> **EXERCISE BRIEF**:
Type out the data exactly as given. Skip any image.

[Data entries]
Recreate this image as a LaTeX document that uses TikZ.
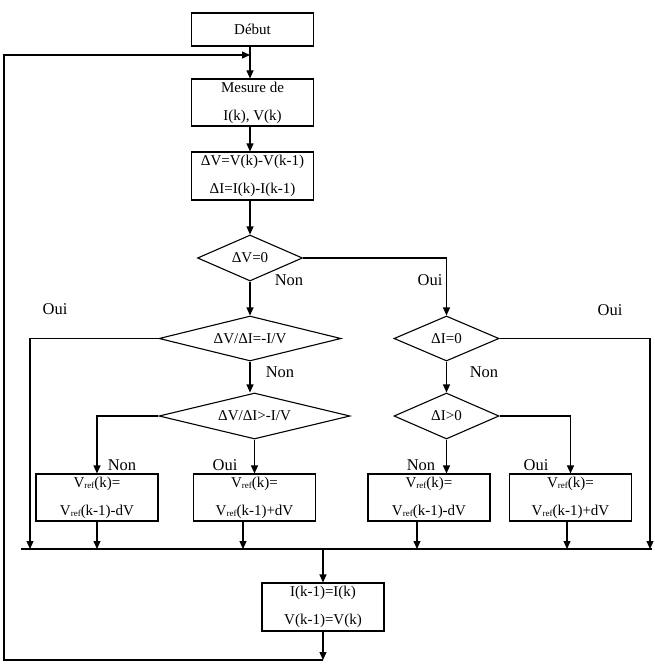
\documentclass[tikz,border=0pt]{standalone}
\usepackage{fontspec}
\setmainfont{Liberation Serif}
\usetikzlibrary{shapes.geometric,arrows.meta}
\newcommand\myVref{V\raisebox{-1.5pt}{\fontsize{9}{9}\selectfont ref}}
\begin{document}
\begin{tikzpicture}[x=1pt,y=-1pt,
  line/.style={line width=1.1pt},
  box/.style={draw, line width=1.1pt, rectangle, minimum width=122pt, minimum height=47pt, inner sep=0pt, align=center, font=\fontsize{15}{28}\selectfont},
  dec/.style={draw, diamond, line width=1.1pt, inner sep=0pt, aspect=1, font=\fontsize{15}{18}\selectfont},
  lab/.style={font=\fontsize{16.5}{18}\selectfont, inner sep=0pt},
  arr/.style={line, -{Triangle[length=8pt,width=7pt]}}]
\useasboundingbox (0,0) rectangle (654,666);
% boxes
\node[box, minimum height=33pt] (debut) at (252.5,29.5) {Début};
\node[box] (mesure) at (252.5,102.5) {Mesure de\\I(k), V(k)};
\node[box, minimum height=48pt] (dv) at (252.5,176) {ΔV=V(k)-V(k-1)\\ΔI=I(k)-I(k-1)};
% decisions
\node[dec, minimum width=105pt, minimum height=46pt] (d1) at (250,258) {\makebox[0pt]{ΔV=0}};
\node[dec, minimum width=182pt, minimum height=45pt] (d2) at (250,338.5) {\makebox[0pt]{ΔV/ΔI=-I/V}};
\node[dec, minimum width=191pt, minimum height=46pt] (d3) at (254.5,416) {\makebox[0pt]{ΔV/ΔI>-I/V}};
\node[dec, minimum width=105pt, minimum height=45pt] (d4) at (446.5,338.5) {\makebox[0pt]{ΔI=0}};
\node[dec, minimum width=105pt, minimum height=46pt] (d5) at (446.5,416) {\makebox[0pt]{ΔI>0}};
% updates
\node[box] (v1) at (97,497.5) {\myVref(k)=\\\myVref(k-1)-dV};
\node[box] (v2) at (254.5,497.5) {\myVref(k)=\\\myVref(k-1)+dV};
\node[box] (v3) at (429,497.5) {\myVref(k)=\\\myVref(k-1)-dV};
\node[box] (v4) at (570.5,497.5) {\myVref(k)=\\\myVref(k-1)+dV};
\node[box, minimum height=48pt] (fin) at (323,607) {I(k-1)=I(k)\\V(k-1)=V(k)};
% coordinates
\coordinate (busL) at (21,549);
\coordinate (busR) at (652,549);
\coordinate (b1) at (30,549);
\coordinate (b6) at (650,549);
\coordinate (ly) at (0,55);
\coordinate (lb) at (0,660);
\coordinate (ll) at (4,55);
% connectors
\draw[arr] (debut.south -| d1.north) -- (mesure.north -| d1.north);
\draw[arr] (mesure.south -| d1.north) -- (dv.north -| d1.north);
\draw[arr] (dv.south -| d1.north) -- (d1.north);
\draw[arr] (d1.east) -| (d4.north);
\draw[arr] (d1.south) -- (d2.north);
\draw[arr] (d2.west) -| (b1);
\draw[arr] (d2.south) -- (d2.south |- d3.north);
\draw[arr] (d3.west) -| (v1.north);
\draw[arr] (d3.south) -- (v2.north);
\draw[arr] (d4.east) -| (b6);
\draw[arr] (d4.south) -- (d5.north);
\draw[arr] (d5.east) -| (v4.north);
\draw[arr] (d5.south) -- (d5.south |- v3.north);
\draw[line] (busL) -- (busR);
\draw[arr] (v1.south) -- (v1.south |- busL);
\draw[arr] ([xshift=-11.5pt]v2.south) -- ([xshift=-11.5pt]v2.south |- busL);
\draw[arr] ([xshift=-12pt]v3.south) -- ([xshift=-12pt]v3.south |- busL);
\draw[arr] ([xshift=-3.5pt]v4.south) -- ([xshift=-3.5pt]v4.south |- busL);
\draw[arr] (fin.north |- busL) -- (fin.north);
\draw[arr] (fin.south) -- (fin.south |- lb);
\draw[arr] (fin.south |- lb) -| (ll) -- (d1.north |- ly);
% labels
\node[lab] (n1) at (289,280) {Non};
\node[lab] (o1) at (430,280) {Oui};
\node[lab] (o2) at (55,309) {Oui};
\node[lab] (o3) at (610,310) {Oui};
\node[lab] (n2) at (280,372) {Non};
\node[lab] (n3) at (484,372) {Non};
\node[lab] (n4) at (122,465) {Non};
\node[lab] (o4) at (225,465) {Oui};
\node[lab] (n5) at (421,465) {Non};
\node[lab] (o5) at (536,465) {Oui};
\end{tikzpicture}
\end{document}
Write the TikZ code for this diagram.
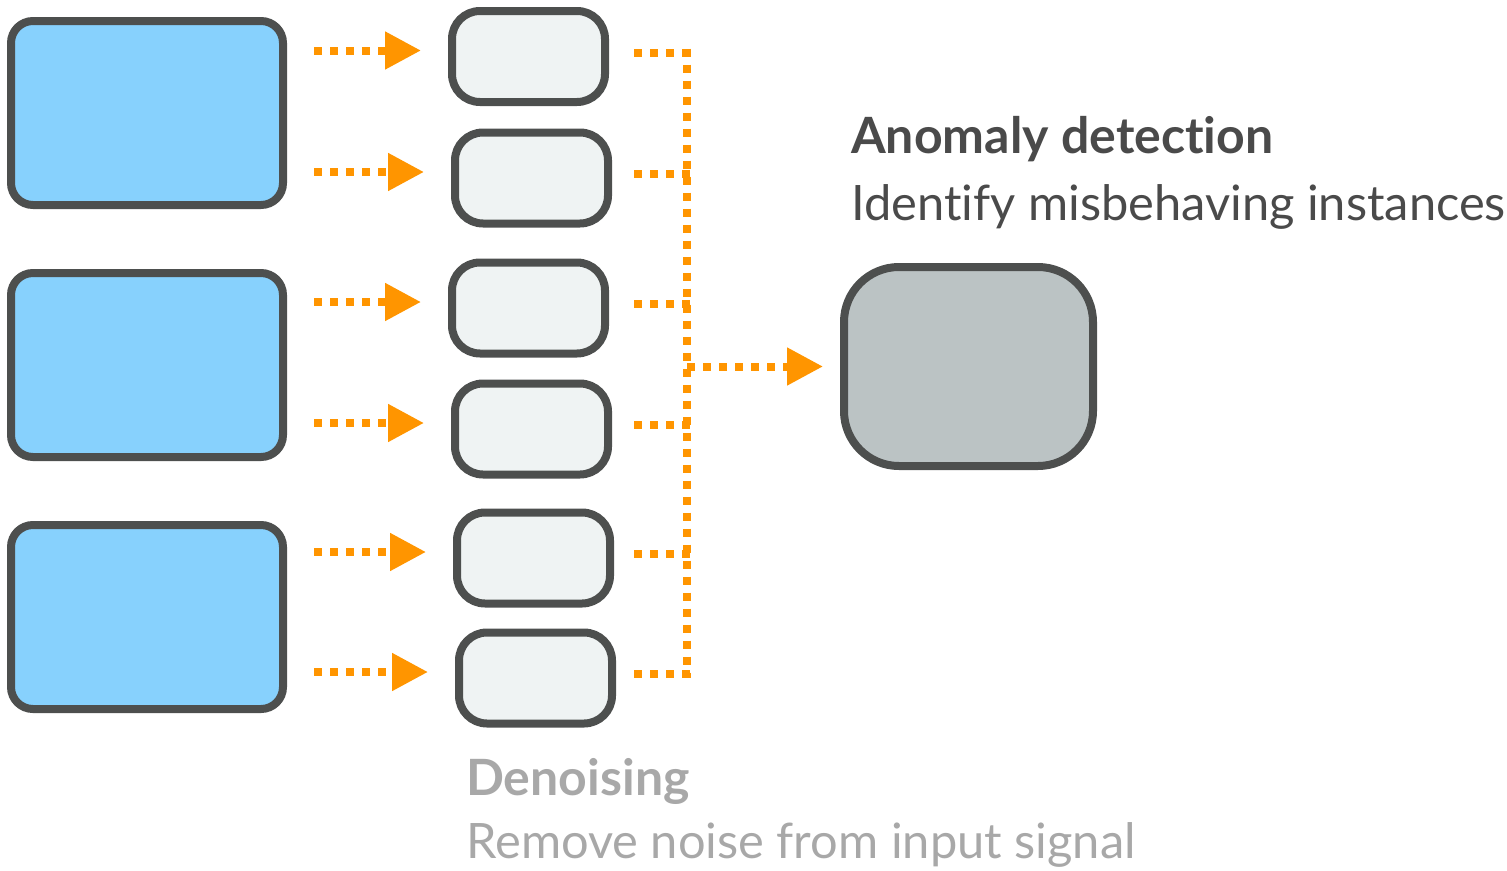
\documentclass[tikz,border=0pt]{standalone}
\usepackage{fontspec}
\setmainfont{Lato}[Ligatures=NoCommon]
\usetikzlibrary{arrows.meta,positioning,calc}
\definecolor{edge}{HTML}{4D4F4E}
\definecolor{inputfill}{HTML}{87D1FD}
\definecolor{denoisefill}{HTML}{EFF3F3}
\definecolor{detectfill}{HTML}{BBC3C4}
\definecolor{flowcolor}{HTML}{FF9500}
\definecolor{titledark}{HTML}{4A4A4A}
\definecolor{titlelight}{HTML}{A8A8A8}

\begin{document}
\begin{tikzpicture}[
  x=1pt,y=-1pt,
  box/.style={
    draw=edge,line width=8pt,inner sep=0pt,outer sep=0pt
  },
  input/.style={box,fill=inputfill,rounded corners=22pt,
    minimum width=272pt,minimum height=184pt},
  denoise/.style={box,fill=denoisefill,rounded corners=28pt,
    minimum width=153pt,minimum height=91pt},
  detect/.style={box,fill=detectfill,rounded corners=55pt,
    minimum width=249pt,minimum height=199pt},
  dots/.style={draw=flowcolor,line width=8pt,line cap=butt,
    dash pattern=on 8pt off 8pt},
  flow/.style={dots,-{Triangle[length=36pt,width=36pt]}},
  heading/.style={anchor=base west,inner sep=0pt,
    font=\fontsize{50}{58}\selectfont\bfseries},
  caption/.style={anchor=base west,inner sep=0pt,
    font=\fontsize{48.8}{58}\selectfont}
]
\useasboundingbox (0,0) rectangle (1507,870);

% input signals
\node[input] (in1) at (147,113) {};
\node[input] (in2) at (147,365) {};
\node[input] (in3) at (147,617) {};

% denoising stage
\node[denoise] (sm1) at (528.5,56.5) {};
\node[denoise] (sm2) at (531.5,178) {};
\node[denoise] (sm3) at (528.5,308) {};
\node[denoise] (sm4) at (531.5,429) {};
\node[denoise] (sm5) at (533.5,558) {};
\node[denoise] (sm6) at (535.5,678) {};

% anomaly detection
\node[detect] (big) at (968.5,366.5) {};

\node[heading,text=titledark] (adtitle) at (851,153) {Anomaly detection};
\node[caption,text=titledark] (adtext) at (851,220)
  {Identify misbehaving instances};
\node[heading,text=titlelight] (dntitle) at (466,795) {Denoising};
\node[caption,text=titlelight] (dntext) at (466,858)
  {Remove noise from input signal};

\coordinate (busleft) at (634,0);
\coordinate (bus) at (691,0);
\coordinate (busmid) at (687,0);

\foreach \i/\j in {1/1,1/2,2/3,2/4,3/5,3/6}
  \draw[flow] ([xshift=31pt,yshift=6pt]in\i.east |- sm\j.west)
    -- ([xshift=-31pt,yshift=6pt]sm\j.west);

\foreach \j in {1,...,6}
  \draw[dots] ([yshift=4pt]sm\j.east -| busleft)
    -- ([yshift=4pt]sm\j.east -| bus);

\draw[dots] ([yshift=8pt]sm1.east -| busmid)
  -- ([yshift=0pt]sm6.east -| busmid);
\draw[flow] (busmid |- big.west) -- ([xshift=-21pt]big.west);

\end{tikzpicture}
\end{document}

> **RESULT OF THIS EXERCISE**:
Recreate this image as a LaTeX document that uses TikZ.
\documentclass[tikz,border=0pt]{standalone}
\usepackage{fontspec}
\setmainfont{Liberation Serif}
\usetikzlibrary{shapes.geometric,arrows.meta}
\newcommand\myVref{V\raisebox{-1.5pt}{\fontsize{9}{9}\selectfont ref}}
\begin{document}
\begin{tikzpicture}[x=1pt,y=-1pt,
  line/.style={line width=1.1pt},
  box/.style={draw, line width=1.1pt, rectangle, minimum width=122pt, minimum height=47pt, inner sep=0pt, align=center, font=\fontsize{15}{28}\selectfont},
  dec/.style={draw, diamond, line width=1.1pt, inner sep=0pt, aspect=1, font=\fontsize{15}{18}\selectfont},
  lab/.style={font=\fontsize{16.5}{18}\selectfont, inner sep=0pt},
  arr/.style={line, -{Triangle[length=8pt,width=7pt]}}]
\useasboundingbox (0,0) rectangle (654,666);
% boxes
\node[box, minimum height=33pt] (debut) at (252.5,29.5) {Début};
\node[box] (mesure) at (252.5,102.5) {Mesure de\\I(k), V(k)};
\node[box, minimum height=48pt] (dv) at (252.5,176) {ΔV=V(k)-V(k-1)\\ΔI=I(k)-I(k-1)};
% decisions
\node[dec, minimum width=105pt, minimum height=46pt] (d1) at (250,258) {\makebox[0pt]{ΔV=0}};
\node[dec, minimum width=182pt, minimum height=45pt] (d2) at (250,338.5) {\makebox[0pt]{ΔV/ΔI=-I/V}};
\node[dec, minimum width=191pt, minimum height=46pt] (d3) at (254.5,416) {\makebox[0pt]{ΔV/ΔI>-I/V}};
\node[dec, minimum width=105pt, minimum height=45pt] (d4) at (446.5,338.5) {\makebox[0pt]{ΔI=0}};
\node[dec, minimum width=105pt, minimum height=46pt] (d5) at (446.5,416) {\makebox[0pt]{ΔI>0}};
% updates
\node[box] (v1) at (97,497.5) {\myVref(k)=\\\myVref(k-1)-dV};
\node[box] (v2) at (254.5,497.5) {\myVref(k)=\\\myVref(k-1)+dV};
\node[box] (v3) at (429,497.5) {\myVref(k)=\\\myVref(k-1)-dV};
\node[box] (v4) at (570.5,497.5) {\myVref(k)=\\\myVref(k-1)+dV};
\node[box, minimum height=48pt] (fin) at (323,607) {I(k-1)=I(k)\\V(k-1)=V(k)};
% coordinates
\coordinate (busL) at (21,549);
\coordinate (busR) at (652,549);
\coordinate (b1) at (30,549);
\coordinate (b6) at (650,549);
\coordinate (ly) at (0,55);
\coordinate (lb) at (0,660);
\coordinate (ll) at (4,55);
% connectors
\draw[arr] (debut.south -| d1.north) -- (mesure.north -| d1.north);
\draw[arr] (mesure.south -| d1.north) -- (dv.north -| d1.north);
\draw[arr] (dv.south -| d1.north) -- (d1.north);
\draw[arr] (d1.east) -| (d4.north);
\draw[arr] (d1.south) -- (d2.north);
\draw[arr] (d2.west) -| (b1);
\draw[arr] (d2.south) -- (d2.south |- d3.north);
\draw[arr] (d3.west) -| (v1.north);
\draw[arr] (d3.south) -- (v2.north);
\draw[arr] (d4.east) -| (b6);
\draw[arr] (d4.south) -- (d5.north);
\draw[arr] (d5.east) -| (v4.north);
\draw[arr] (d5.south) -- (d5.south |- v3.north);
\draw[line] (busL) -- (busR);
\draw[arr] (v1.south) -- (v1.south |- busL);
\draw[arr] ([xshift=-11.5pt]v2.south) -- ([xshift=-11.5pt]v2.south |- busL);
\draw[arr] ([xshift=-12pt]v3.south) -- ([xshift=-12pt]v3.south |- busL);
\draw[arr] ([xshift=-3.5pt]v4.south) -- ([xshift=-3.5pt]v4.south |- busL);
\draw[arr] (fin.north |- busL) -- (fin.north);
\draw[arr] (fin.south) -- (fin.south |- lb);
\draw[arr] (fin.south |- lb) -| (ll) -- (d1.north |- ly);
% labels
\node[lab] (n1) at (289,280) {Non};
\node[lab] (o1) at (430,280) {Oui};
\node[lab] (o2) at (55,309) {Oui};
\node[lab] (o3) at (610,310) {Oui};
\node[lab] (n2) at (280,372) {Non};
\node[lab] (n3) at (484,372) {Non};
\node[lab] (n4) at (122,465) {Non};
\node[lab] (o4) at (225,465) {Oui};
\node[lab] (n5) at (421,465) {Non};
\node[lab] (o5) at (536,465) {Oui};
\end{tikzpicture}
\end{document}
Write the TikZ code for this diagram.
\documentclass[tikz,border=0pt]{standalone}
\usepackage{fontspec}
\setmainfont{Lato}[Ligatures=NoCommon]
\usetikzlibrary{arrows.meta,positioning,calc}
\definecolor{edge}{HTML}{4D4F4E}
\definecolor{inputfill}{HTML}{87D1FD}
\definecolor{denoisefill}{HTML}{EFF3F3}
\definecolor{detectfill}{HTML}{BBC3C4}
\definecolor{flowcolor}{HTML}{FF9500}
\definecolor{titledark}{HTML}{4A4A4A}
\definecolor{titlelight}{HTML}{A8A8A8}

\begin{document}
\begin{tikzpicture}[
  x=1pt,y=-1pt,
  box/.style={
    draw=edge,line width=8pt,inner sep=0pt,outer sep=0pt
  },
  input/.style={box,fill=inputfill,rounded corners=22pt,
    minimum width=272pt,minimum height=184pt},
  denoise/.style={box,fill=denoisefill,rounded corners=28pt,
    minimum width=153pt,minimum height=91pt},
  detect/.style={box,fill=detectfill,rounded corners=55pt,
    minimum width=249pt,minimum height=199pt},
  dots/.style={draw=flowcolor,line width=8pt,line cap=butt,
    dash pattern=on 8pt off 8pt},
  flow/.style={dots,-{Triangle[length=36pt,width=36pt]}},
  heading/.style={anchor=base west,inner sep=0pt,
    font=\fontsize{50}{58}\selectfont\bfseries},
  caption/.style={anchor=base west,inner sep=0pt,
    font=\fontsize{48.8}{58}\selectfont}
]
\useasboundingbox (0,0) rectangle (1507,870);

% input signals
\node[input] (in1) at (147,113) {};
\node[input] (in2) at (147,365) {};
\node[input] (in3) at (147,617) {};

% denoising stage
\node[denoise] (sm1) at (528.5,56.5) {};
\node[denoise] (sm2) at (531.5,178) {};
\node[denoise] (sm3) at (528.5,308) {};
\node[denoise] (sm4) at (531.5,429) {};
\node[denoise] (sm5) at (533.5,558) {};
\node[denoise] (sm6) at (535.5,678) {};

% anomaly detection
\node[detect] (big) at (968.5,366.5) {};

\node[heading,text=titledark] (adtitle) at (851,153) {Anomaly detection};
\node[caption,text=titledark] (adtext) at (851,220)
  {Identify misbehaving instances};
\node[heading,text=titlelight] (dntitle) at (466,795) {Denoising};
\node[caption,text=titlelight] (dntext) at (466,858)
  {Remove noise from input signal};

\coordinate (busleft) at (634,0);
\coordinate (bus) at (691,0);
\coordinate (busmid) at (687,0);

\foreach \i/\j in {1/1,1/2,2/3,2/4,3/5,3/6}
  \draw[flow] ([xshift=31pt,yshift=6pt]in\i.east |- sm\j.west)
    -- ([xshift=-31pt,yshift=6pt]sm\j.west);

\foreach \j in {1,...,6}
  \draw[dots] ([yshift=4pt]sm\j.east -| busleft)
    -- ([yshift=4pt]sm\j.east -| bus);

\draw[dots] ([yshift=8pt]sm1.east -| busmid)
  -- ([yshift=0pt]sm6.east -| busmid);
\draw[flow] (busmid |- big.west) -- ([xshift=-21pt]big.west);

\end{tikzpicture}
\end{document}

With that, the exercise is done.